**INFORMATION SHOWN**
%%

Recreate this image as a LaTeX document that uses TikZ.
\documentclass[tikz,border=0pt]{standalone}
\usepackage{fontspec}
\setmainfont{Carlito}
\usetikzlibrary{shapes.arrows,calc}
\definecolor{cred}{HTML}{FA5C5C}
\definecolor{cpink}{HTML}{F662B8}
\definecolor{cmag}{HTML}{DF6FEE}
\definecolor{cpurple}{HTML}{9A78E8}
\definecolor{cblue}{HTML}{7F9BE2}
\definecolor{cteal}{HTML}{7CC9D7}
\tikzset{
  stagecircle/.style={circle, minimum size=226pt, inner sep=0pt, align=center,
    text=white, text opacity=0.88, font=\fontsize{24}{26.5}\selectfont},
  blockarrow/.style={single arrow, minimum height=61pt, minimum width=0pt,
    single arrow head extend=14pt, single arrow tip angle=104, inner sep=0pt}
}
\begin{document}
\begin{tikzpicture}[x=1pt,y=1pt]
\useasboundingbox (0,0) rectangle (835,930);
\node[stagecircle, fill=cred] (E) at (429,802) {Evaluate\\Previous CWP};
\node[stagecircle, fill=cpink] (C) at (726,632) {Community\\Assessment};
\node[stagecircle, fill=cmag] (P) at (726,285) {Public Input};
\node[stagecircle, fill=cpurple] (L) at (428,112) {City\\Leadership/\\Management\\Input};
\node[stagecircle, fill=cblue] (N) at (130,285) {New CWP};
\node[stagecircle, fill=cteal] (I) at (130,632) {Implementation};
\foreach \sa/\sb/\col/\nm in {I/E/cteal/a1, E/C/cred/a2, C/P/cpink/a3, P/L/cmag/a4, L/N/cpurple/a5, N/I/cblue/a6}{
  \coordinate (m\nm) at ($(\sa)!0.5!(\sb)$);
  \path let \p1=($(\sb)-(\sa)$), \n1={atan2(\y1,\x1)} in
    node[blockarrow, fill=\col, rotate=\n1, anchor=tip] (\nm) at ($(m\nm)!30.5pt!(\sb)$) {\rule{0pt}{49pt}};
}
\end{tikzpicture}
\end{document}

%%

**INSTRUCTIONS FOR THE TASK**
Output all of the data above without any alteration.

**PROBLEM SOLUTION**
Recreate this image as a LaTeX document that uses TikZ.
\documentclass[tikz,border=0pt]{standalone}
\usepackage{fontspec}
\setmainfont{Carlito}
\usetikzlibrary{shapes.arrows,calc}
\definecolor{cred}{HTML}{FA5C5C}
\definecolor{cpink}{HTML}{F662B8}
\definecolor{cmag}{HTML}{DF6FEE}
\definecolor{cpurple}{HTML}{9A78E8}
\definecolor{cblue}{HTML}{7F9BE2}
\definecolor{cteal}{HTML}{7CC9D7}
\tikzset{
  stagecircle/.style={circle, minimum size=226pt, inner sep=0pt, align=center,
    text=white, text opacity=0.88, font=\fontsize{24}{26.5}\selectfont},
  blockarrow/.style={single arrow, minimum height=61pt, minimum width=0pt,
    single arrow head extend=14pt, single arrow tip angle=104, inner sep=0pt}
}
\begin{document}
\begin{tikzpicture}[x=1pt,y=1pt]
\useasboundingbox (0,0) rectangle (835,930);
\node[stagecircle, fill=cred] (E) at (429,802) {Evaluate\\Previous CWP};
\node[stagecircle, fill=cpink] (C) at (726,632) {Community\\Assessment};
\node[stagecircle, fill=cmag] (P) at (726,285) {Public Input};
\node[stagecircle, fill=cpurple] (L) at (428,112) {City\\Leadership/\\Management\\Input};
\node[stagecircle, fill=cblue] (N) at (130,285) {New CWP};
\node[stagecircle, fill=cteal] (I) at (130,632) {Implementation};
\foreach \sa/\sb/\col/\nm in {I/E/cteal/a1, E/C/cred/a2, C/P/cpink/a3, P/L/cmag/a4, L/N/cpurple/a5, N/I/cblue/a6}{
  \coordinate (m\nm) at ($(\sa)!0.5!(\sb)$);
  \path let \p1=($(\sb)-(\sa)$), \n1={atan2(\y1,\x1)} in
    node[blockarrow, fill=\col, rotate=\n1, anchor=tip] (\nm) at ($(m\nm)!30.5pt!(\sb)$) {\rule{0pt}{49pt}};
}
\end{tikzpicture}
\end{document}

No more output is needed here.